• [Requirements]:
Please say how many lines of the listing hold "chart", with no other words in the answer.

• [Data extract]:
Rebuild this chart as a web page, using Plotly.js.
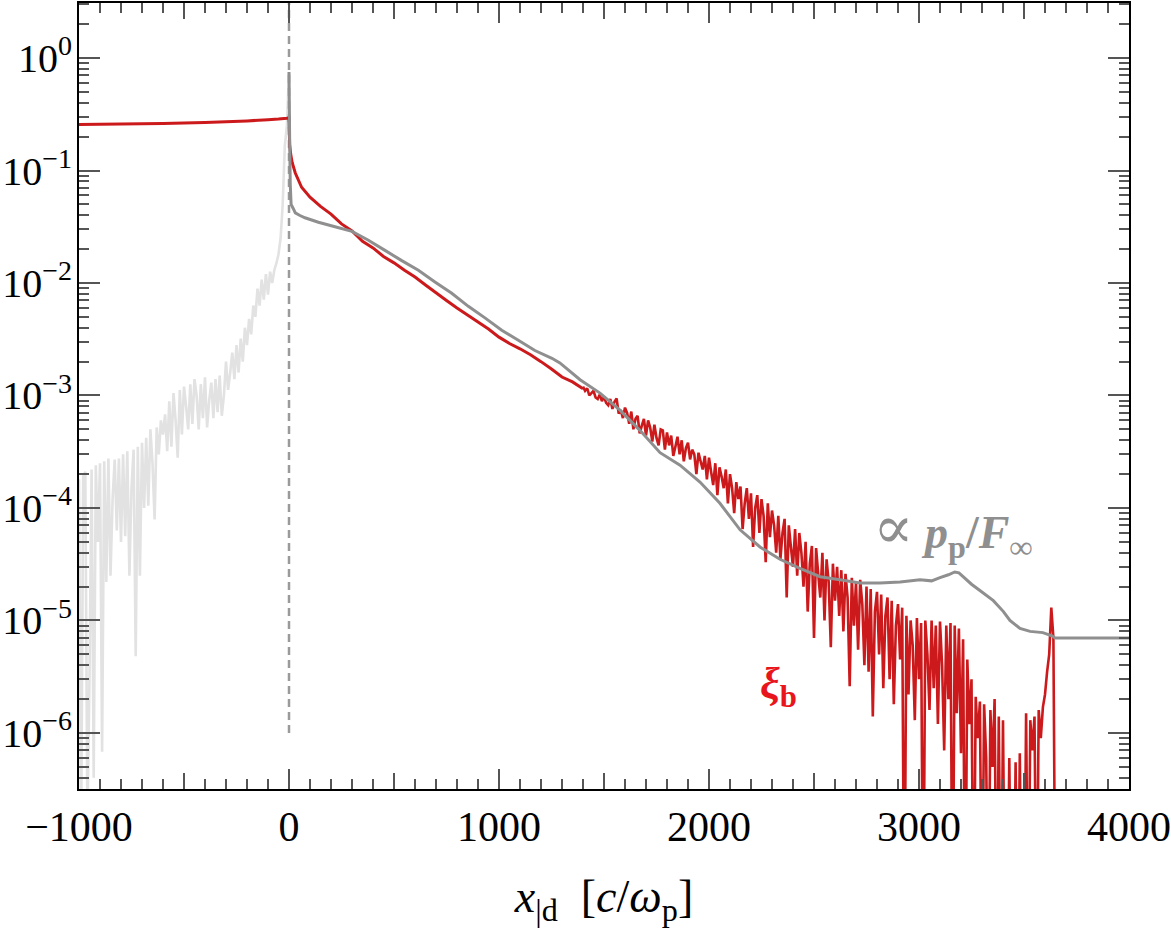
<!DOCTYPE html>
<html>
<head>
<meta charset="utf-8">
<script src="https://cdn.plot.ly/plotly-3.0.1.min.js"></script>
<style>
  html, body { margin: 0; padding: 0; background: #fff; }
  #chart { width: 1171px; height: 932px; }
</style>
</head>
<body>
<div id="chart"></div>
<script>
// ---------------------------------------------------------------
// Upstream precursor (x < 0), light grey, sampled every 10 c/w_p
// ---------------------------------------------------------------
const upStart = -1000, upStep = 10;
const upY = [
  1.8e-4, 1.0e-7, 1.9e-4, 2.1e-4, 1.6e-7, 3.2e-6, 2.2e-4, 4.0e-7, 2.4e-4, 5.0e-5,
  2.5e-4, 6.8e-7, 2.6e-4, 2.2e-5, 2.75e-4, 2.5e-5, 1.2e-4, 2.7e-4, 6.3e-5, 2.75e-4,
  5.0e-5, 3.0e-4, 5.6e-5, 3.2e-4, 2.5e-5, 1.5e-4, 3.3e-4, 4.8e-6, 3.5e-4, 2.5e-5,
  3.8e-4, 1.0e-4, 4.2e-4, 1.05e-4, 5.0e-4, 2.5e-4, 7.9e-5, 5.2e-4, 3.0e-4, 6.0e-4,
  4.5e-4, 6.8e-4, 3.2e-4, 8.9e-4, 3.5e-4, 1.05e-3, 6.0e-4, 2.8e-4, 1.12e-3, 4.5e-4,
  1.2e-3, 8.0e-4, 5.0e-4, 1.26e-3, 5.6e-4, 1.4e-3, 1.0e-3, 5.0e-4, 1.26e-3, 6.3e-4,
  1.45e-3, 5.2e-4, 9.0e-4, 1.3e-3, 6.3e-4, 1.4e-3, 7.1e-4, 1.5e-3, 6.6e-4, 1.0e-3,
  2.0e-3, 1.12e-3, 1.6e-3, 2.4e-3, 1.4e-3, 2.8e-3, 1.6e-3, 3.2e-3, 2.0e-3, 4.0e-3,
  2.8e-3, 4.8e-3, 3.5e-3, 6.3e-3, 5.0e-3, 8.9e-3, 6.3e-3, 1.07e-2, 7.1e-3, 1.2e-2,
  7.9e-3, 1.26e-2, 1.0e-2, 1.3e-2, 1.5e-2, 1.8e-2, 2.5e-2, 5.0e-2, 0.166, 0.25,
  0.74
];

// ---------------------------------------------------------------
// xi_b : upstream plateau and smooth downstream decay
// ---------------------------------------------------------------
const xiX = [
  -1000, -900, -800, -700, -600, -500, -400, -300, -200, -100, -50, -10, 0,
  3, 8, 15, 30, 60, 100, 150, 200, 250, 300, 350, 400, 450, 500, 550, 600,
  650, 700, 750, 800, 850, 900, 950, 1000, 1050, 1100, 1150, 1200, 1250,
  1300, 1350, 1400
];
const xiY = [
  0.257, 0.258, 0.259, 0.26, 0.262, 0.264, 0.267, 0.271, 0.276, 0.283, 0.287, 0.292, 0.295,
  0.17, 0.14, 0.118, 0.095, 0.071, 0.058, 0.048, 0.041, 0.0335, 0.029, 0.0235, 0.0205,
  0.0172, 0.0151, 0.013, 0.0113, 0.0096, 0.0082, 0.007, 0.006, 0.0052, 0.0045, 0.0039,
  0.0033, 0.0029, 0.0026, 0.0023, 0.002, 0.00172, 0.00146, 0.00132, 0.00115
];

// xi_b : noisy tail, sampled every 10 c/w_p from 1400 to 3650
const tailStart = 1400, tailStep = 10;
const xiTail = [
  1.2e-3, 1.1e-3, 1.16e-3, 1.0e-3, 1.05e-3, 1.1e-3, 9.6e-4, 9.3e-4, 1.02e-3, 8.9e-4,
  9.8e-4, 8.6e-4, 8.2e-4, 9.3e-4, 7.6e-4, 8.8e-4, 9.4e-4, 6.9e-4, 7.4e-4, 6.3e-4,
  7.8e-4, 7.0e-4, 5.6e-4, 7.2e-4, 5.0e-4, 6.2e-4, 6.6e-4, 4.6e-4, 5.4e-4, 6.2e-4,
  4.4e-4, 6.0e-4, 5.2e-4, 3.9e-4, 5.5e-4, 4.2e-4, 3.6e-4, 5.0e-4, 4.9e-4, 3.3e-4,
  4.7e-4, 3.6e-4, 4.4e-4, 2.9e-4, 3.5e-4, 4.3e-4, 3.0e-4, 4.0e-4, 2.6e-4, 3.4e-4,
  3.8e-4, 2.7e-4, 3.3e-4, 3.0e-4, 2.0e-4, 3.1e-4, 2.6e-4, 2.2e-4, 2.9e-4, 1.8e-4,
  2.8e-4, 2.1e-4, 1.6e-4, 2.5e-4, 1.3e-4, 2.3e-4, 1.9e-4, 1.5e-4, 2.2e-4, 1.1e-4,
  2.0e-4, 1.5e-4, 9.0e-5, 1.7e-4, 1.2e-4, 1.55e-4, 6.5e-5, 1.1e-4, 1.5e-4, 8.0e-5,
  1.35e-4, 4.5e-5, 1.0e-4, 1.3e-4, 6.0e-5, 1.2e-4, 8.5e-5, 3.3e-5, 1.1e-4, 5.5e-5,
  9.5e-5, 7.0e-5, 4.0e-5, 8.5e-5, 3.5e-5, 6.0e-5, 8.0e-5, 1.6e-5, 7.0e-5, 4.5e-5,
  3.0e-5, 6.5e-5, 2.5e-5, 6.0e-5, 4.0e-5, 2.0e-5, 5.0e-5, 1.2e-5, 3.2e-5, 4.6e-5,
  7.0e-6, 4.4e-5, 2.6e-5, 1.6e-5, 4.0e-5, 1.0e-5, 3.5e-5, 2.2e-5, 5.8e-6, 3.2e-5,
  1.5e-5, 3.0e-5, 1.1e-5, 2.8e-5, 8.0e-6, 2.6e-5, 1.6e-5, 2.6e-6, 2.4e-5, 9.0e-6,
  2.2e-5, 5.5e-6, 2.3e-5, 1.4e-5, 4.0e-6, 2.0e-5, 3.5e-6, 1.9e-5, 1.4e-6, 1.2e-5,
  1.8e-5, 5.0e-6, 1.7e-5, 2.5e-6, 1.1e-5, 1.6e-5, 3.0e-6, 1.5e-5, 1.8e-6, 9.0e-6,
  1.4e-5, 4.5e-6, 1.3e-5, 1.0e-8, 1.1e-5, 2.2e-6, 1.0e-5, 6.0e-6, 1.3e-6, 1.05e-5,
  3.0e-6, 9.5e-6, 1.0e-8, 1.0e-5, 5.0e-6, 1.6e-6, 1.0e-5, 2.5e-6, 9.0e-6, 1.2e-6,
  9.8e-6, 4.0e-6, 7.0e-7, 9.0e-6, 2.0e-6, 9.5e-6, 1.0e-8, 9.0e-6, 1.5e-6, 8.5e-6,
  6.6e-7, 6.8e-6, 1.0e-8, 4.5e-6, 1.2e-6, 3.0e-6, 1.0e-8, 2.1e-6, 9.0e-7, 1.9e-6,
  1.0e-8, 1.8e-6, 6.0e-7, 1.0e-8, 1.6e-6, 5.0e-7, 2.0e-6, 1.0e-8, 1.4e-6, 1.0e-8,
  1.3e-6, 1.0e-8, 1.0e-8, 6.0e-7, 1.0e-8, 1.0e-8, 5.5e-7, 1.0e-8, 6.6e-7, 1.0e-8,
  1.0e-8, 1.5e-6, 1.0e-8, 1.3e-6, 7.0e-7, 1.4e-6, 1.0e-8, 1.6e-6, 9.0e-7, 1.7e-6,
  2.2e-6, 3.5e-6, 5.0e-6, 1.3e-5, 7.0e-6, 1.0e-8
];

// ---------------------------------------------------------------
// p_p / F_inf, grey
// ---------------------------------------------------------------
const ppX = [
  0, 3, 6, 10, 20, 30, 50, 76, 140, 219, 300, 378, 457, 537, 616, 695, 775, 854,
  933, 1013, 1092, 1171, 1252, 1290, 1386, 1481, 1576, 1671, 1767, 1862, 1957,
  2052, 2148, 2243, 2338, 2433, 2529, 2624, 2719, 2814, 2910, 3005, 3060, 3100,
  3140, 3170, 3190, 3210, 3250, 3290, 3354, 3402, 3433, 3481, 3529, 3590, 3633,
  3648, 4000
];
const ppY = [
  0.75, 0.2, 0.075, 0.05, 0.046, 0.042, 0.04, 0.038, 0.0347, 0.0316, 0.0288, 0.024,
  0.0195, 0.0158, 0.013, 0.0102, 0.0081, 0.0062, 0.0049, 0.0038, 0.0031, 0.00251,
  0.00214, 0.00195, 0.00138, 0.00105, 7.4e-4, 4.9e-4, 3.1e-4, 2.4e-4, 1.7e-4,
  1.1e-4, 6.4e-5, 4.5e-5, 3.5e-5, 2.9e-5, 2.45e-5, 2.3e-5, 2.15e-5, 2.15e-5,
  2.2e-5, 2.3e-5, 2.25e-5, 2.4e-5, 2.55e-5, 2.7e-5, 2.65e-5, 2.45e-5, 2.1e-5,
  1.85e-5, 1.5e-5, 1.2e-5, 1.0e-5, 8.5e-6, 8.0e-6, 7.8e-6, 7.3e-6, 7.0e-6, 7.0e-6
];

// shock marker
const shockX = [0, 0];
const shockY = [1e-6, 3.1];

// axis ticks
const xTickVals = [-1000, 0, 1000, 2000, 3000, 4000];
const xTickText = ['\u22121000', '0', '1000', '2000', '3000', '4000'];
const xMidTicks = [-500, 500, 1500, 2500, 3500];
const yTickVals = [1e-6, 1e-5, 1e-4, 1e-3, 1e-2, 1e-1, 1];
const yTickText = ['10<sup>\u22126</sup>', '10<sup>\u22125</sup>', '10<sup>\u22124</sup>',
  '10<sup>\u22123</sup>', '10<sup>\u22122</sup>', '10<sup>\u22121</sup>', '10<sup>0</sup>'];

const seq = (start, step, n) => Array.from({length: n}, (_, i) => start + i * step);

const yMinor = [];
for (let e = -7; e <= 0; e++) {
  for (let m = 2; m <= 9; m++) yMinor.push(m * Math.pow(10, e));
}

const RED = '#cc1a1c';
const GREY = '#8f8f8f';
const LIGHT = '#e2e2e2';

const traces = [
  { x: seq(upStart, upStep, upY.length), y: upY, mode: 'lines', hoverinfo: 'skip',
    line: { color: LIGHT, width: 2.6, simplify: false } },
  { x: shockX, y: shockY, mode: 'lines', hoverinfo: 'skip',
    line: { color: '#9a9a9a', width: 2.5, dash: '8px,5px' } },
  { x: xiX, y: xiY, mode: 'lines', hoverinfo: 'skip',
    line: { color: RED, width: 3, simplify: false } },
  { x: seq(tailStart, tailStep, xiTail.length), y: xiTail, mode: 'lines', hoverinfo: 'skip',
    line: { color: RED, width: 2.6, simplify: false } },
  { x: ppX, y: ppY, mode: 'lines', hoverinfo: 'skip',
    line: { color: GREY, width: 3, simplify: false } }
];

const FONT = 'Liberation Serif, DejaVu Serif, serif';
const tickStyle = { ticks: 'inside', tickwidth: 2, tickcolor: '#555' };

// medium-length ticks at the half-thousands, bottom and top edges
const shapes = [];
xMidTicks.forEach(v => {
  shapes.push({ type: 'line', xref: 'x', yref: 'paper', ysizemode: 'pixel', yanchor: 0,
    x0: v, x1: v, y0: 0, y1: 16, line: { color: '#555', width: 2 } });
  shapes.push({ type: 'line', xref: 'x', yref: 'paper', ysizemode: 'pixel', yanchor: 1,
    x0: v, x1: v, y0: 0, y1: -16, line: { color: '#555', width: 2 } });
});

const layout = {
  width: 1171, height: 932,
  margin: { l: 79, r: 42, t: 3, b: 143, pad: 0 },
  paper_bgcolor: '#ffffff', plot_bgcolor: '#ffffff',
  showlegend: false,
  font: { family: FONT, color: '#000', size: 42 },
  xaxis: Object.assign({
    range: [-1000, 4000], tickmode: 'array', tickvals: xTickVals, ticktext: xTickText,
    ticklen: 20, showline: true, linecolor: '#000', linewidth: 2, mirror: 'allticks',
    showgrid: false, zeroline: false, tickfont: { family: FONT, size: 42 },
    minor: { dtick: 100, tick0: 0, ticklen: 10, tickwidth: 2, tickcolor: '#555', ticks: 'inside', showgrid: false },
    title: { text: '<i>x</i><sub>|d</sub>  [<i>c</i>/<i>\u03c9</i><sub>p</sub>]', font: { family: FONT, size: 46 }, standoff: 30 }
  }, tickStyle),
  yaxis: Object.assign({
    type: 'log', range: [-6.498, 0.489], tickmode: 'array', tickvals: yTickVals, ticktext: yTickText,
    ticklen: 21, showline: true, linecolor: '#000', linewidth: 2, mirror: 'allticks',
    showgrid: false, zeroline: false, tickfont: { family: FONT, size: 40 },
    ticklabelstandoff: -3,
    minor: { tickmode: 'array', tickvals: yMinor, ticklen: 10, tickwidth: 2, tickcolor: '#555', ticks: 'inside', showgrid: false }
  }, tickStyle),
  shapes: shapes,
  annotations: [
    { xref: 'paper', yref: 'paper', x: 0.832, y: 0.3295, xanchor: 'center', yanchor: 'middle',
      showarrow: false,
      text: '<span style="font-size:60px">\u221d</span> <b><i>p</i><sub>p</sub>/<i>F</i><sub>\u221e</sub></b>',
      font: { family: FONT, size: 46, color: GREY } },
    { xref: 'paper', yref: 'paper', x: 0.666, y: 0.131, xanchor: 'center', yanchor: 'middle',
      showarrow: false,
      text: '<b><i>\u03be</i><sub>b</sub></b>',
      font: { family: FONT, size: 44, color: '#e8161c' } }
  ]
};

Plotly.newPlot('chart', traces, layout, { displayModeBar: false, staticPlot: true });
</script>
</body>
</html>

• [Exercise output]:
4